▸ **DATA EXCERPT**:
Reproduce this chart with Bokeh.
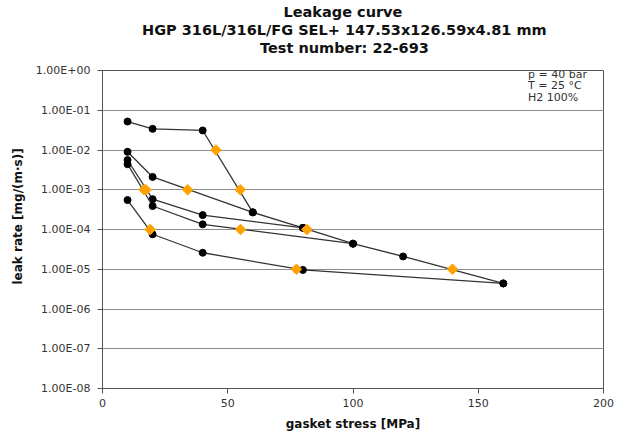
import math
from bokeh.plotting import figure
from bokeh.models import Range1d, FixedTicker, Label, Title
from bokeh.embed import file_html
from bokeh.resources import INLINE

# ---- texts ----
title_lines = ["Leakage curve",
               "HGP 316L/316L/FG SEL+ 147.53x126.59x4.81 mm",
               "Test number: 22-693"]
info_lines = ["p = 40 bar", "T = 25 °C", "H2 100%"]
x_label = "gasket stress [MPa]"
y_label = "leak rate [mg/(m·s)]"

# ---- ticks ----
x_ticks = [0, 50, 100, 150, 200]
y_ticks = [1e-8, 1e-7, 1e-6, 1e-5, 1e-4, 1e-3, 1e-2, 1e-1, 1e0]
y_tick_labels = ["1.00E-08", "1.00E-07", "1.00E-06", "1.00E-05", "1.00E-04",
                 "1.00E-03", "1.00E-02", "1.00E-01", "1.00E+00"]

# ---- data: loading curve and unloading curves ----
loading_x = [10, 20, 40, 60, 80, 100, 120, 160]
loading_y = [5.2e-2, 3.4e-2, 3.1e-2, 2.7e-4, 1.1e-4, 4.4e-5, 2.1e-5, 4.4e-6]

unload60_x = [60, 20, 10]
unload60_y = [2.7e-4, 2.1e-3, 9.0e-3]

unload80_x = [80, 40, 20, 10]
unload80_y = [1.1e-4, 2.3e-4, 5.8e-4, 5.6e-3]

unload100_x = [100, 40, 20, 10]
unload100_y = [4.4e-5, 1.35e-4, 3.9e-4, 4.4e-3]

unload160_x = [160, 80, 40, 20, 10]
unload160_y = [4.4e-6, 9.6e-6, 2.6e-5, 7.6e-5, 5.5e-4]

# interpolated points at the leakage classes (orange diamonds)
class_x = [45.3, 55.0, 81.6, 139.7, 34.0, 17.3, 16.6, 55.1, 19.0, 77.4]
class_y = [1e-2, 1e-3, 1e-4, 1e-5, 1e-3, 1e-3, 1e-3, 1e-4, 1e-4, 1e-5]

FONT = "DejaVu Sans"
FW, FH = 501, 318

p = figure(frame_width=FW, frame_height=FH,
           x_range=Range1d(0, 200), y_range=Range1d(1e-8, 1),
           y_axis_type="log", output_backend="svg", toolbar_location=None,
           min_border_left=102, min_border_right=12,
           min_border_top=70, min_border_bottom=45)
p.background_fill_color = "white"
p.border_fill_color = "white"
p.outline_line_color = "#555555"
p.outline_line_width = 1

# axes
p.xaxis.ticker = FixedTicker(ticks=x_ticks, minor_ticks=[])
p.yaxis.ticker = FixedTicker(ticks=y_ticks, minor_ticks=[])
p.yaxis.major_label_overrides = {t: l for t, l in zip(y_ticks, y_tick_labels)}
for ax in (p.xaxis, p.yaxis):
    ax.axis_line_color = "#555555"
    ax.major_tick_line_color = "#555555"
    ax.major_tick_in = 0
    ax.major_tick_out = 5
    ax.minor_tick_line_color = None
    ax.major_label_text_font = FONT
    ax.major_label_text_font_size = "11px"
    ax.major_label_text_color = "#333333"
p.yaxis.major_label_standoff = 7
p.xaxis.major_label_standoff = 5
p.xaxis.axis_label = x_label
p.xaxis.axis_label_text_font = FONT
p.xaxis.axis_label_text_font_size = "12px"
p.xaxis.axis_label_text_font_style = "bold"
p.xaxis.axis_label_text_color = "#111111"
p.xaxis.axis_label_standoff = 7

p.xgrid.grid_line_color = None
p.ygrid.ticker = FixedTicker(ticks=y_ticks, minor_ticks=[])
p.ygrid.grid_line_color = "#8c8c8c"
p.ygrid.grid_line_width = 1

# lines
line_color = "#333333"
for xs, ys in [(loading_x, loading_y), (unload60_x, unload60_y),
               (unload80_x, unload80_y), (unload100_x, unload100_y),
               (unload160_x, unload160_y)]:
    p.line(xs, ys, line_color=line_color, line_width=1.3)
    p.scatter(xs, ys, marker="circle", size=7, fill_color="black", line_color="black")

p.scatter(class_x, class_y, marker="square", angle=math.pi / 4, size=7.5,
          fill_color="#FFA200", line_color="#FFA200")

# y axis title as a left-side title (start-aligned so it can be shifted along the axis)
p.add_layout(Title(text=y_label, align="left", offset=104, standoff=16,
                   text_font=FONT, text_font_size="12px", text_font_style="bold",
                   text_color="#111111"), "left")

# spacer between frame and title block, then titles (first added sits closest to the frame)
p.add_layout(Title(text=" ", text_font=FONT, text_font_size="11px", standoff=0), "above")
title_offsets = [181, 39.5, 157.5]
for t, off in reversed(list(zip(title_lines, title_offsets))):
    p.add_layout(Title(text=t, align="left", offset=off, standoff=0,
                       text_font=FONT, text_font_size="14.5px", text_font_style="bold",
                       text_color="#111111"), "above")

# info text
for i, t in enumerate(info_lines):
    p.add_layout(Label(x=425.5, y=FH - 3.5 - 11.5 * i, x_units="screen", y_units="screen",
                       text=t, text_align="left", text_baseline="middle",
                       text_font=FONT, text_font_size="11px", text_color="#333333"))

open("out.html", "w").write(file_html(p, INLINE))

▸ **THE TASK**:
Give again, exactly, the lines from the start of the data through the one holding "from bokeh.resources import INLINE"; omit the pictures.

▸ **RESPONSE TO THIS TASK**:
Reproduce this chart with Bokeh.
import math
from bokeh.plotting import figure
from bokeh.models import Range1d, FixedTicker, Label, Title
from bokeh.embed import file_html
from bokeh.resources import INLINE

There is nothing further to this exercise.